Saturday 11 June 2011

RAILWAY DISASTER AVERTED! 1975

by Dave Roberts
The King Street Railway Bridge in 1975. There is snow on the ground so this could be either early or late in the year, though I have a feeling it's more likely to be early 1975. A truck (or lorry) has gone out of control and demolished the parapet on the Sandbach side of the bridge. I don't think the lorry in question actually 'plunged onto the track', but the 'Middlewich Chronicle' reported excitedly that 'there was a train coming at the time!'. In those days this would be quite likely, as the Middlewich line was very busy with freight during the sixties and seventies. However, disaster was averted and the drama was quickly forgotten. Curiously, when British Rail, as it was at the time, came to rebuild the bridge parapet they rebuilt it exactly as it was before, with no modifications to prevent an occurrence of this incident. One might have thought a crash barrier appropriate, perhaps?

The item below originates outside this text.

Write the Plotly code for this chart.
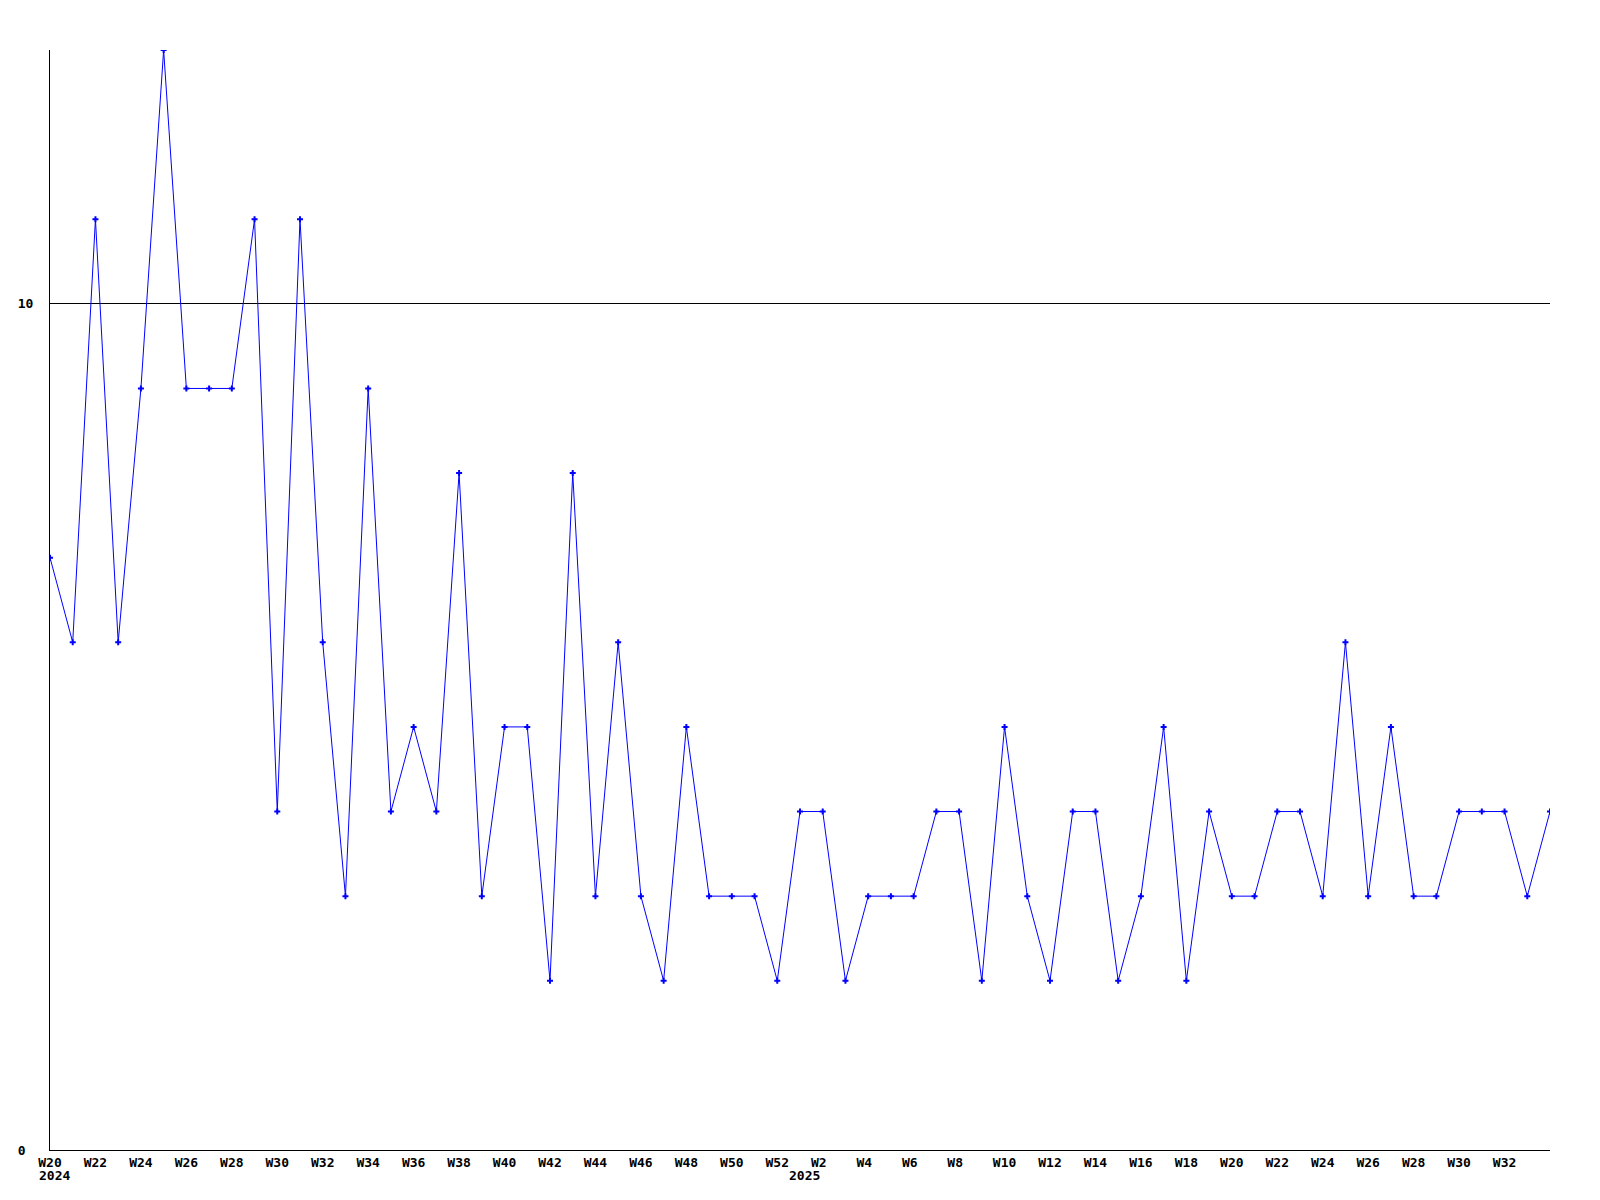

To the right, below the bridge, was the edge of my Uncle Harry's garden (he lived in the house next to the end house, just before the bridge, but his garden was L-shaped and extended along the railway to the bridge) and this was my favourite trainspotting position. From this vantage point, very close to the tracks, it was possible to see, on the chairs holding the rails in position, stampings such as 'LNWR 1899'.
Returning, briefly, to the 'Middlewich Chronicle', their reporting of this incident was typical of journalism at the time. There was a definite thirst for sensationalism (though not the depressing, dismal, alarmist kind we see today). On one occasion there was, or was thought to have been, a bank robbery in Middlewich. The 'Chronicle' sent a photographer to take a photo of the bank in question and published it with the caption: 'The bank - seconds after the raid'!
On the skyline, to the right of the Holmes Chapel Road bridge the last two remaining open pan salt works chimneys in Middlewich can be seen.
 They were part of  Seddon's Brooks Lane works and lingered on for years after all the other salt works chimneys in the town were long gone.